На уровне экфрасиса — перед зрителем изображение башмаков нищего. На аллегорическом уровне это портрет нищей жизни скитальца. Дидактический, моральный смысл этой картины в призыве к достоинству труженика, каковое можно отстоять под этой картиной, как под знаменем «Башмака». И наконец, метафизический смысл картин с башмаками, это единение с замыслом и промыслом Божьим через любую мелочь бытия.
Для ван Гога парижское время — было странным временем, заполненным городской суетой, декларациями, знакомствами, всей той мишурой, которая представляется исключительно важной людям пустым; из Парижа мастер уезжал с радостью.
Наконец снял дом в Арле, жил там год, пригласил туда Гогена. Это был звездный час ван Гога. Появилась долгожданная мастерская, которую он понимал как «образ жизни» — и образовался долгий год счастья. Он, конечно, был на пределе физических сил; так интенсивно работать попросту несовместимо со здоровьем организма. Но иллюзия того, что утопия наконец построена, подарила год счастливой жизни. Известно, чем это счастье закончилось: ссора с Гогеном, отрезанное ухо, психлечебница, самоубийство. После Арля он жил, точнее, доживал свой короткий век, в Сен-Реми — там лежал в психиатрической лечебнице, писал из окна дурдома огороженное поле, потом рисовал ворон, кружащих над полем, потом выстрелил себе в грудь. Умер не сразу, на третий день.
Творчество ван Гога традиционно делят на голландский период — мрачный коричневый; парижский период — яркое конфетти; арльский период — чистые локальные тона; период Сен-Реми — спутанные линии, серое и лиловое. В каждый из периодов он писал великие картины — это, разумеется, был один и тот же человек, просто пребывал в разном состоянии духа.
И все же, когда произнесешь имя ван Гог, то вторым словом непременно говорится Арль, потому что художник именно в Арле был счастлив, в Арле нашлось то место для «мастерской», какое искал.

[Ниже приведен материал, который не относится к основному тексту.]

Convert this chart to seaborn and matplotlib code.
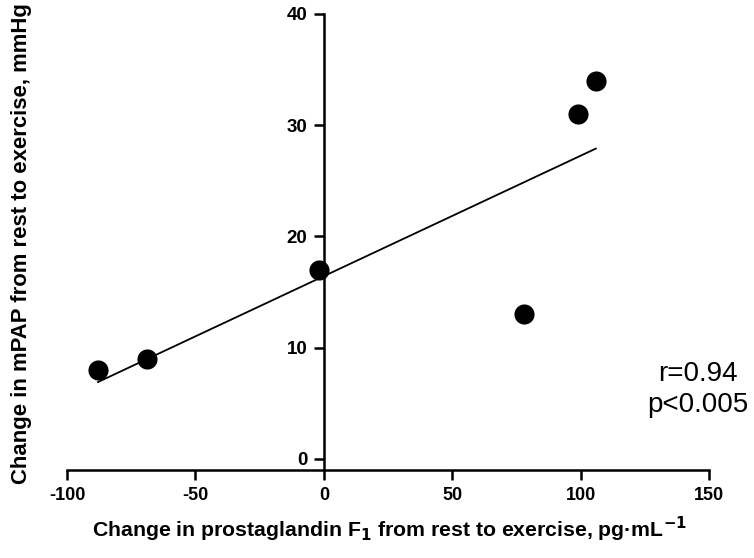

В письме Бернару, написанном по приезде в Арль (в принятой нумерации это письмо обозначается Б6), ван Гог еще раз обозначает цель: построение коммуны, то есть общежития художников. «Все больше и больше я убеждаюсь в том, что одному изолированному индивидууму не под силу создать картины, которые должны быть написаны для того, чтобы современная живопись стала всецело сама собой и поднялась до высот, равных священным вершинам, достигнутым греческими скульпторами, немецкими музыкантами и французскими романистами», — любопытно то, как ван Гог, полиглот, человек мультикультурный, владевший основными европейскими языками и читавший в подлиннике основную классику, распределяет достижения человечества. Целью его, однако, является синтез. Призрак Возрождения (в его случае это «возрождение Возрождения) постоянно преследует его. И ван Гогу кажется, что он нашел, наконец, достойное место для своей утопии.